If you haven’t read about enough records already, here’s another one. Switzerland’s Xherdan Shaqiri, who has been linked with a transfer to Liverpool and is known as the Alpine Messi, scored the first ever all left-footed hat-trick in World Cup history, when he netted three with his left peg against Honduras in his country’s final group game. It was the second and final hat-trick of the tournament after Thomas Muller got one against Portugal, and was the 50th treble in World Cup history.
The Japanese referee was at the centre of the first officiating controversy of the World Cup when he awarded hosts Brazil a penalty in their Group A clash with Croatia. The match was level at 1-1 when Fred hit the turf theatrically with Nishimura pointing straight to the spot and leaving Croatia coach Nico Kovac fuming after the game which his side ultimately lost 3-1. FIFA defended the referee, but it led to suggestions that officials would favour the hosts throughout the tournament. Funnily enough, Nishimura didn’t take charge of another game at the tournament.

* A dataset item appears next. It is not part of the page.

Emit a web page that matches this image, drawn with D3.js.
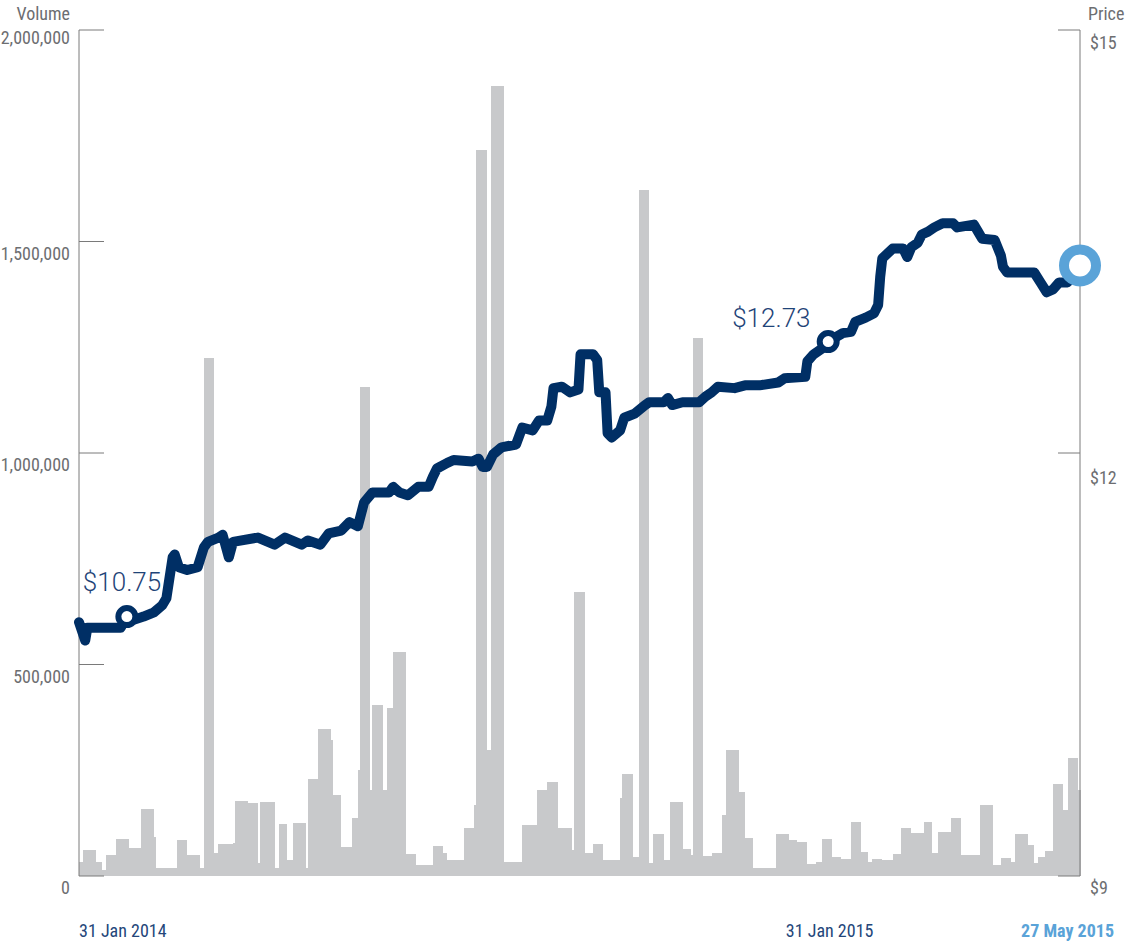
<!DOCTYPE html>
<html>
<head>
<meta charset="utf-8">
<script src="https://cdn.jsdelivr.net/npm/d3@7/dist/d3.min.js"></script>
<style>
  html, body { margin: 0; padding: 0; background: #ffffff; }
  svg { display: block; }
  .ax { font-family: 'Liberation Sans Narrow', 'Roboto Condensed', Roboto, sans-serif; fill: #6d6e71; font-size: 18px; }
</style>
</head>
<body>
<svg id="chart" width="1128" height="942"></svg>
<script>
// ---------------- data ----------------
const volDates = [
  "2014-01-31","2014-02-02","2014-02-08","2014-02-11","2014-02-13","2014-02-18","2014-02-24","2014-03-02",
  "2014-03-08","2014-03-09","2014-03-19","2014-03-24","2014-03-30","2014-04-01","2014-04-06","2014-04-08",
  "2014-04-15","2014-04-16","2014-04-22","2014-04-27","2014-04-28","2014-05-05","2014-05-07","2014-05-11",
  "2014-05-14","2014-05-20","2014-05-21","2014-05-26","2014-06-01","2014-06-02","2014-06-06","2014-06-11",
  "2014-06-14","2014-06-15","2014-06-20","2014-06-21","2014-06-26","2014-06-28","2014-07-01","2014-07-07",
  "2014-07-12","2014-07-20","2014-07-25","2014-07-27","2014-08-04","2014-08-09","2014-08-10","2014-08-15",
  "2014-08-17","2014-08-23","2014-09-01","2014-09-08","2014-09-13","2014-09-18","2014-09-25","2014-09-26",
  "2014-10-01","2014-10-05","2014-10-10","2014-10-18","2014-10-19","2014-10-24","2014-10-27","2014-11-01",
  "2014-11-03","2014-11-08","2014-11-11","2014-11-17","2014-11-21","2014-11-22","2014-11-27","2014-12-01",
  "2014-12-06","2014-12-08","2014-12-14","2014-12-17","2014-12-21","2015-01-01","2015-01-07","2015-01-11",
  "2015-01-16","2015-01-20","2015-01-23","2015-01-28","2015-02-01","2015-02-06","2015-02-11","2015-02-14",
  "2015-02-16","2015-02-21","2015-02-26","2015-03-02","2015-03-07","2015-03-13","2015-03-17","2015-03-20",
  "2015-03-26","2015-03-31","2015-04-09","2015-04-15","2015-04-19","2015-04-24","2015-04-26","2015-05-02",
  "2015-05-05","2015-05-07","2015-05-10","2015-05-14","2015-05-19","2015-05-21","2015-05-26"
];
const volValues = [
  33000,61000,33000,14000,50000,87000,66000,158000,
  92000,19000,85000,50000,19000,1224000,54000,76000,
  78000,177000,173000,31000,175000,19000,123000,38000,
  125000,19000,229000,348000,321000,191000,69000,137000,
  251000,1156000,203000,404000,203000,397000,530000,52000,
  26000,71000,54000,38000,113000,168000,1716000,298000,
  1868000,32000,120000,203000,222000,113000,61000,671000,
  54000,76000,38000,184000,241000,45000,1622000,31000,
  99000,38000,175000,64000,50000,1272000,47000,54000,
  144000,298000,199000,90000,19000,99000,85000,80000,
  28000,33000,87000,45000,40000,128000,57000,33000,
  40000,38000,52000,113000,102000,128000,54000,104000,
  137000,50000,168000,26000,43000,33000,99000,73000,
  31000,45000,59000,217000,156000,279000,203000
];

const priceDates = [
  "2014-01-31","2014-02-03","2014-02-04","2014-02-20","2014-02-23","2014-02-27","2014-03-03","2014-03-08",
  "2014-03-12","2014-03-14","2014-03-17","2014-03-18","2014-03-20","2014-03-24","2014-03-29","2014-04-01",
  "2014-04-03","2014-04-08","2014-04-10","2014-04-13","2014-04-15","2014-04-27","2014-05-05","2014-05-10",
  "2014-05-18","2014-05-21","2014-05-27","2014-05-31","2014-06-06","2014-06-10","2014-06-14","2014-06-17",
  "2014-06-21","2014-06-29","2014-07-01","2014-07-04","2014-07-08","2014-07-13","2014-07-18","2014-07-20",
  "2014-07-22","2014-07-27","2014-07-30","2014-08-08","2014-08-11","2014-08-13","2014-08-15","2014-08-18",
  "2014-08-22","2014-08-29","2014-09-01","2014-09-06","2014-09-09","2014-09-13","2014-09-15","2014-09-16",
  "2014-09-20","2014-09-24","2014-09-28","2014-09-29","2014-10-05","2014-10-07","2014-10-08","2014-10-11",
  "2014-10-12","2014-10-14","2014-10-18","2014-10-20","2014-10-25","2014-10-30","2014-11-01","2014-11-08",
  "2014-11-10","2014-11-12","2014-11-17","2014-11-25","2014-11-28","2014-12-01","2014-12-04","2014-12-12",
  "2014-12-17","2014-12-24","2015-01-02","2015-01-05","2015-01-15","2015-01-16","2015-01-19","2015-01-23",
  "2015-01-26","2015-02-02","2015-02-06","2015-02-08","2015-02-13","2015-02-17","2015-02-19","2015-02-20",
  "2015-02-21","2015-02-26","2015-03-03","2015-03-05","2015-03-07","2015-03-10","2015-03-12","2015-03-15",
  "2015-03-18","2015-03-22","2015-03-27","2015-03-29","2015-04-06","2015-04-08","2015-04-10","2015-04-16",
  "2015-04-19","2015-04-20","2015-04-22","2015-05-05","2015-05-08","2015-05-11","2015-05-14","2015-05-17",
  "2015-05-21","2015-05-27"
];
const priceValues = [
  10.80,10.67,10.76,10.76,10.84,10.82,10.84,10.87,
  10.92,10.97,11.26,11.28,11.19,11.17,11.19,11.33,
  11.37,11.40,11.42,11.26,11.37,11.40,11.35,11.40,
  11.35,11.38,11.35,11.43,11.45,11.51,11.48,11.65,
  11.72,11.72,11.76,11.72,11.70,11.76,11.76,11.83,
  11.89,11.93,11.95,11.94,11.96,11.90,11.90,11.99,
  12.04,12.06,12.18,12.16,12.23,12.23,12.33,12.46,
  12.47,12.43,12.45,12.70,12.70,12.66,12.43,12.43,
  12.14,12.11,12.16,12.25,12.28,12.34,12.36,12.36,
  12.39,12.34,12.36,12.36,12.40,12.43,12.47,12.46,
  12.48,12.48,12.50,12.53,12.54,12.65,12.70,12.74,
  12.79,12.85,12.86,12.93,12.96,12.99,13.05,13.25,
  13.38,13.45,13.45,13.39,13.46,13.49,13.55,13.57,
  13.60,13.63,13.63,13.60,13.62,13.57,13.52,13.51,
  13.40,13.32,13.28,13.28,13.21,13.14,13.16,13.21,
  13.21,13.33
];

const volTicks = [0, 500000, 1000000, 1500000, 2000000];
const priceTicks = [9, 12, 15];
const dateTicks = ["2014-01-31", "2015-01-31", "2015-05-27"];
const dateTickLabels = ["31 Jan 2014", "31 Jan 2015", "27 May 2015"];
const markerDates = ["2014-02-23", "2015-01-26"];
const markerLabels = ["$10.75", "$12.73"];

// ---------------- chart ----------------
(function () {
const parse = d3.utcParse("%Y-%m-%d");
const svg = d3.select("#chart");

const pL = 79, pR = 1080, pT = 30, pB = 876;
const x = d3.scaleUtc().domain([parse(dateTicks[0]), parse(dateTicks[2])]).range([pL, pR]);
const yV = d3.scaleLinear().domain([0, 2000000]).range([pB, pT]);
const yP = d3.scaleLinear().domain([9, 15]).range([pB, pT]);

const vol = volDates.map((d, i) => ({ date: parse(d), v: volValues[i] }));
const price = priceDates.map((d, i) => ({ date: parse(d), p: priceValues[i] }));

// volume bars
svg.append("g").selectAll("rect").data(vol).join("rect")
  .attr("x", d => x(d.date))
  .attr("width", (d, i) => {
    const next = i < vol.length - 1 ? x(vol[i + 1].date) : x.range()[1] + 1;
    return Math.max(0, next - x(d.date));
  })
  .attr("y", d => yV(d.v))
  .attr("height", d => yV(0) - yV(d.v))
  .attr("fill", "#c8c9cb")
  .attr("shape-rendering", "crispEdges");

// left axis
const fmt = d3.format(",");
const axL = svg.append("g");
axL.append("line").attr("x1", pL).attr("x2", pL).attr("y1", yV(2000000)).attr("y2", yV(0))
  .attr("stroke", "#7a7a7a").attr("stroke-width", 1);
axL.selectAll("line.t").data(volTicks).join("line").attr("class", "t")
  .attr("x1", pL).attr("x2", pL + 25).attr("y1", d => yV(d)).attr("y2", d => yV(d))
  .attr("stroke", "#7a7a7a").attr("stroke-width", 1);
axL.selectAll("text").data(volTicks).join("text").attr("class", "ax")
  .attr("x", 70).attr("y", d => yV(d) + (d === 2000000 ? 14 : 18))
  .attr("text-anchor", "end").text(d => fmt(d));
svg.append("text").attr("class", "ax").attr("x", 70).attr("y", 20).attr("text-anchor", "end").text("Volume");

// right axis
const axR = svg.append("g");
axR.append("line").attr("x1", pR).attr("x2", pR).attr("y1", yP(15)).attr("y2", yP(9))
  .attr("stroke", "#7a7a7a").attr("stroke-width", 1);
axR.selectAll("line.t").data(priceTicks).join("line").attr("class", "t")
  .attr("x1", pR - 22).attr("x2", pR).attr("y1", d => yP(d)).attr("y2", d => yP(d))
  .attr("stroke", "#7a7a7a").attr("stroke-width", 1);
const rOff = { 15: 19, 12: 31, 9: 18 };
axR.selectAll("text").data(priceTicks).join("text").attr("class", "ax")
  .attr("x", 1090).attr("y", d => yP(d) + rOff[d])
  .attr("text-anchor", "start").text(d => "$" + d);
svg.append("text").attr("class", "ax").attr("x", 1088).attr("y", 20).attr("text-anchor", "start").text("Price");

// price line
const line = d3.line().x(d => x(d.date)).y(d => yP(d.p)).curve(d3.curveLinear);
svg.append("path").datum(price)
  .attr("d", line)
  .attr("fill", "none")
  .attr("stroke", "#002f65")
  .attr("stroke-width", 10)
  .attr("stroke-linejoin", "round")
  .attr("stroke-linecap", "round");

// markers
const byDate = new Map(price.map(d => [+d.date, d]));
const mk = markerDates.map((d, i) => ({ pt: byDate.get(+parse(d)), label: markerLabels[i] }));
svg.selectAll("circle.mk").data(mk).join("circle").attr("class", "mk")
  .attr("cx", d => x(d.pt.date)).attr("cy", d => yP(d.pt.p)).attr("r", 8.5)
  .attr("fill", "#ffffff").attr("stroke", "#002f65").attr("stroke-width", 6);
const labelOff = [[-44, -26], [-96, -15]];
svg.selectAll("text.mk").data(mk).join("text").attr("class", "mk")
  .attr("x", (d, i) => x(d.pt.date) + labelOff[i][0])
  .attr("y", (d, i) => yP(d.pt.p) + labelOff[i][1])
  .attr("font-family", "Roboto, 'Liberation Sans', sans-serif")
  .attr("font-weight", 300)
  .attr("font-size", 26).attr("fill", "#1f4478")
  .text(d => d.label);

// last point marker
const last = price[price.length - 1];
svg.append("circle").attr("cx", x(last.date)).attr("cy", yP(last.p)).attr("r", 16)
  .attr("fill", "#ffffff").attr("stroke", "#5aa3d8").attr("stroke-width", 10);

// date labels
const dStyle = [
  { anchor: "start", dx: 0, color: "#24467a", weight: "normal" },
  { anchor: "middle", dx: -9, color: "#24467a", weight: "normal" },
  { anchor: "end", dx: 34, color: "#5aa3d8", weight: "bold" }
];
svg.selectAll("text.dt").data(dateTicks).join("text").attr("class", "ax dt")
  .attr("x", (d, i) => x(parse(d)) + dStyle[i].dx)
  .attr("y", 937)
  .attr("text-anchor", (d, i) => dStyle[i].anchor)
  .style("fill", (d, i) => dStyle[i].color)
  .attr("font-weight", (d, i) => dStyle[i].weight)
  .text((d, i) => dateTickLabels[i]);
})();
</script>
</body>
</html>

Colombian defender Juan Zuniga became public enemy number one in Brazil when he carelessly thrusted his knee into the back of the hosts’ talisman Neymar in the quarter-final, who suffered a cracked vertebra and was ruled out of the World Cup. Zuniga wasn’t booked for the challenge which Neymar said he thought had paralysed him, and FIFA later ruled out any action against Zuniga, which left many Brazilian fans fuming after he effectively ended their trophy hopes.